At Boeing he had consistent exposure to the company’s “risks and needs”—specifically in regard to bolstering its mergers and acquisitions group. Though admittedly in a junior role, Sales was actively involved in Boeing’s acquisitions in the military defense arena. He got to travel with company personnel, which further immersed him in what he considers the soup-to-nuts advantages of in-house culture—flexible and open to everything he could tackle—embracing the unique opportunities he says surpassed what was possible from a law firm, on the outside looking in.
“Boeing is a storied organization. It’s full of history and from a corporate perspective, it was very mature,” he says. “Seeing all that up close, and being able to participate in a serious manner, really piqued my interest in becoming an in-house counsel.”
Following his instincts, Sales became general counsel and chief legal officer at Chicago-based AMI Group in 2010, where he concentrated on establishing a compliance program at the city, state and federal levels; litigation management; and collaborating with his business partners on corporate initiatives.
As assistant general counsel at Navigant Consulting, beginning in 2012, he turned his attention to serving as lead counsel for the firm’s disputes and investigations, and technology solutions practice groups, continuing the work for Ankura Consulting when it acquired these business lines from Navigant in 2018.
“It’s all about managing an organization from the legal and compliance side—from the inside,” he says.
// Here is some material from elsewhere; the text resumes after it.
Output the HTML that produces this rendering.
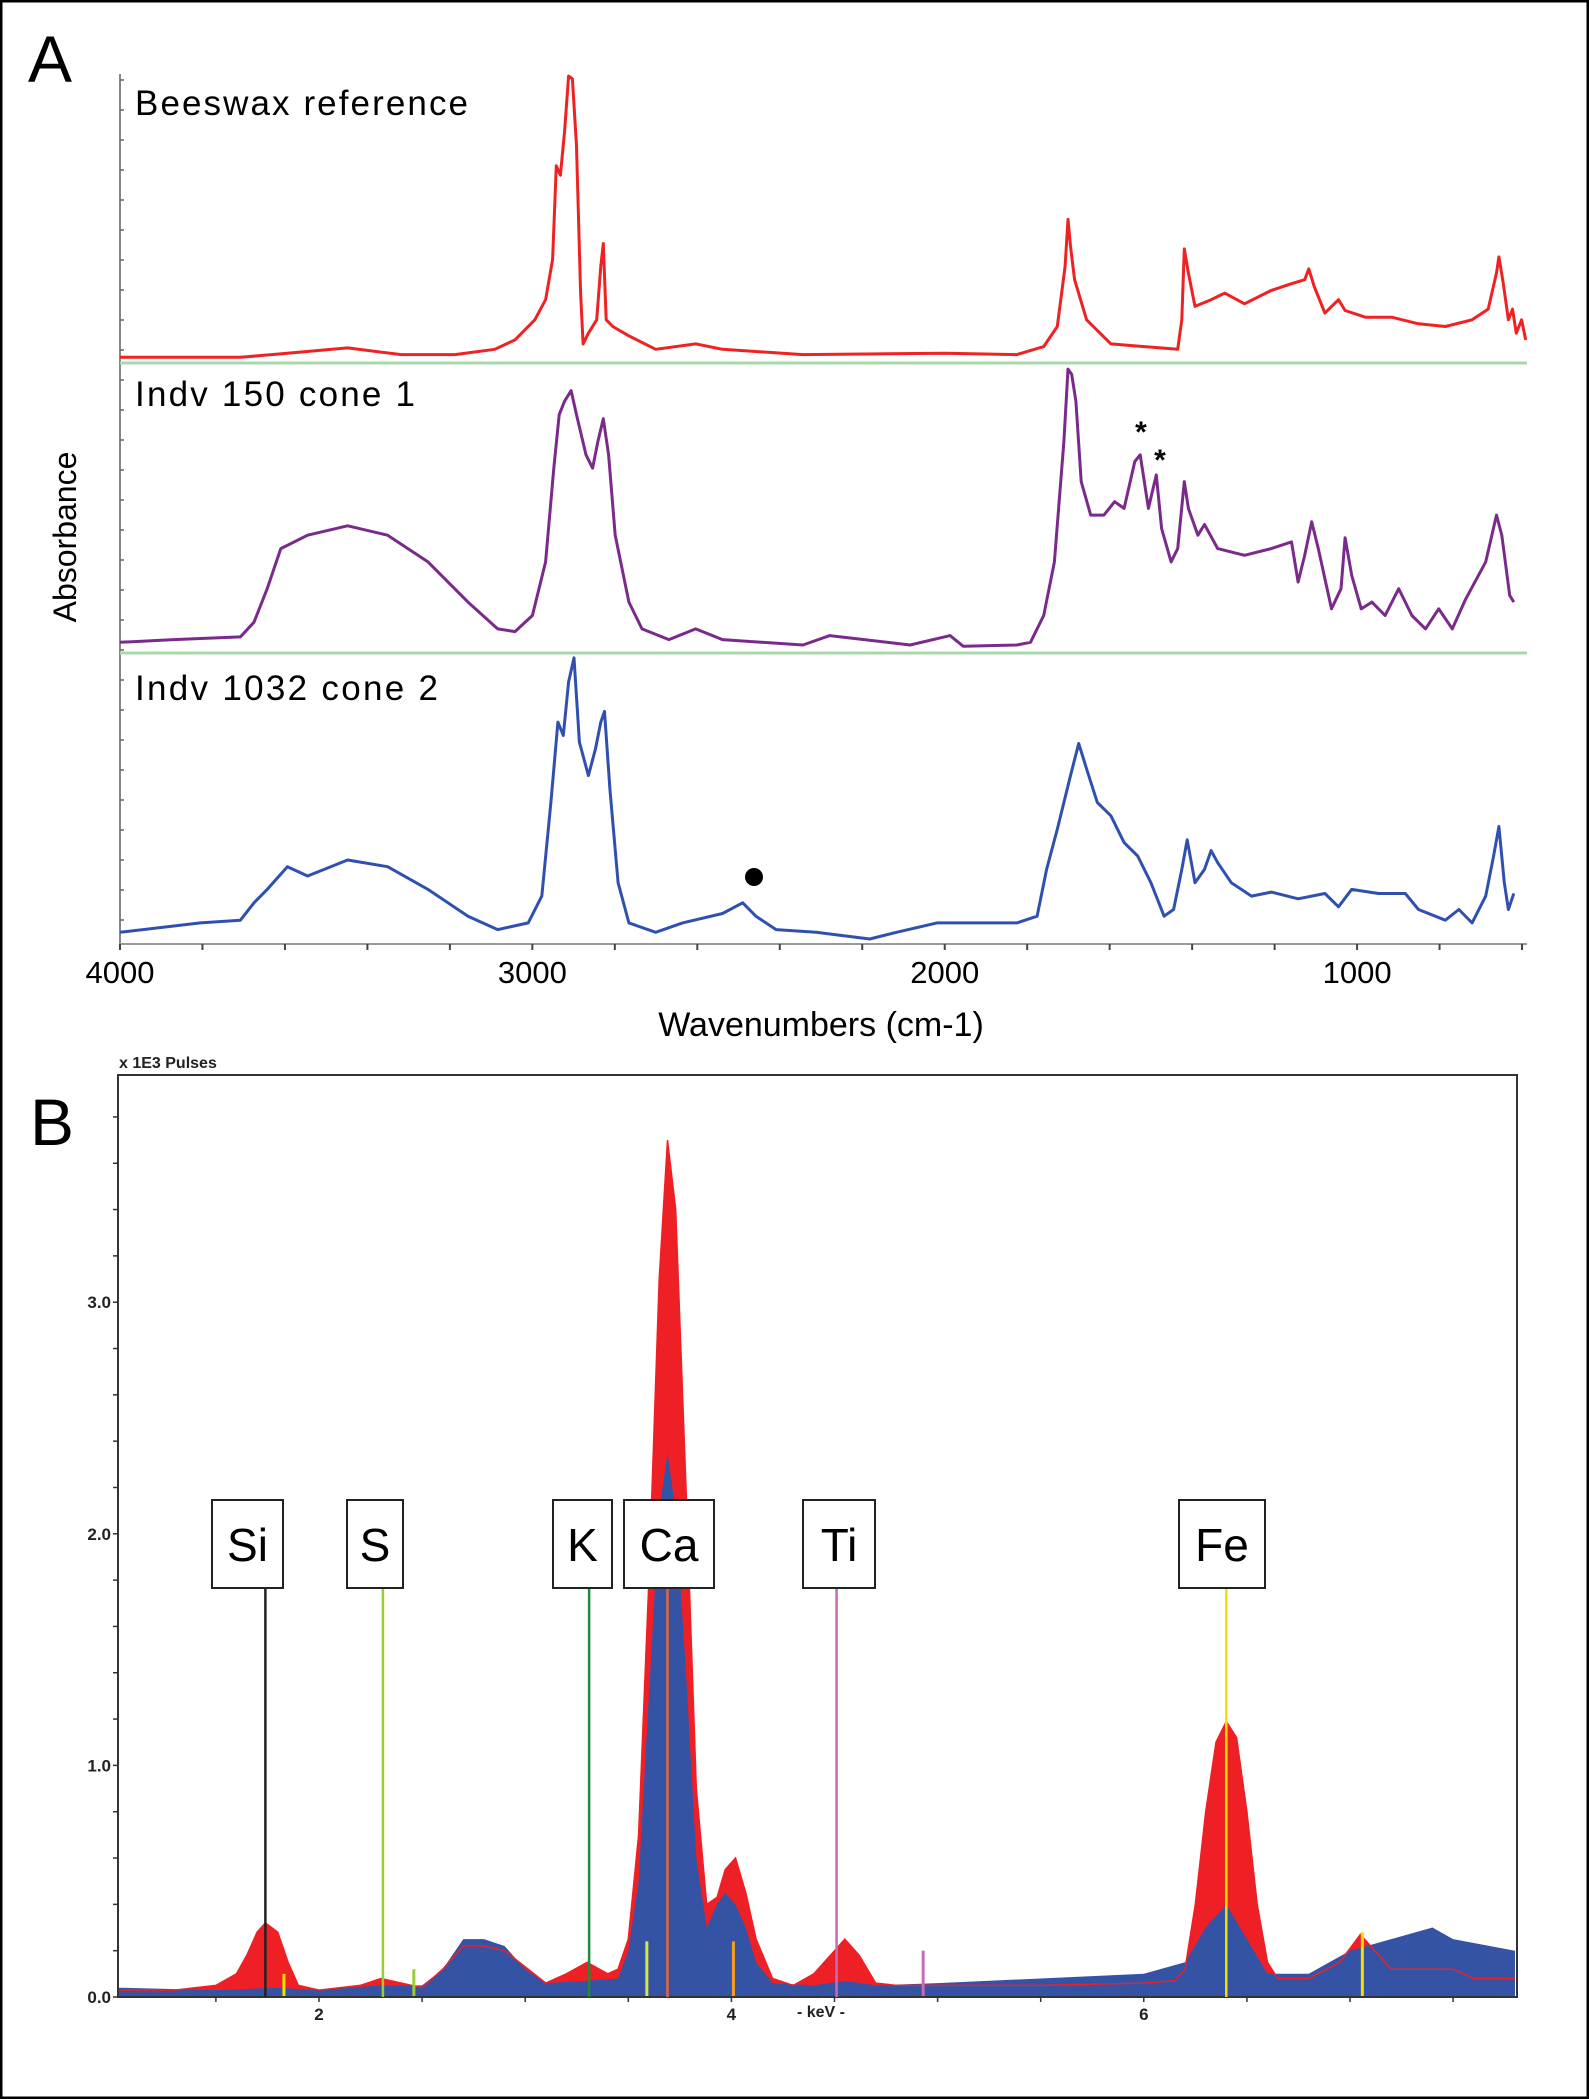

In his efforts to keep the Sikich machine running optimally, Sales doesn’t anticipate much free time right now to attend the live hip-hop, R&B and jazz concerts he so covets (Red Hot Chili Peppers, Kanye West and Kamasi Washington are among his favorite acts).
Instead, he envisions using 2020 to visit as many of the company’s 12 offices as he can, largely to observe firsthand the evolving needs of its 900 employees.
“It’s another advantage of being in-house,” he says. “It’s the opportunity to contribute to what makes the company everything it is and what it aspires to be.”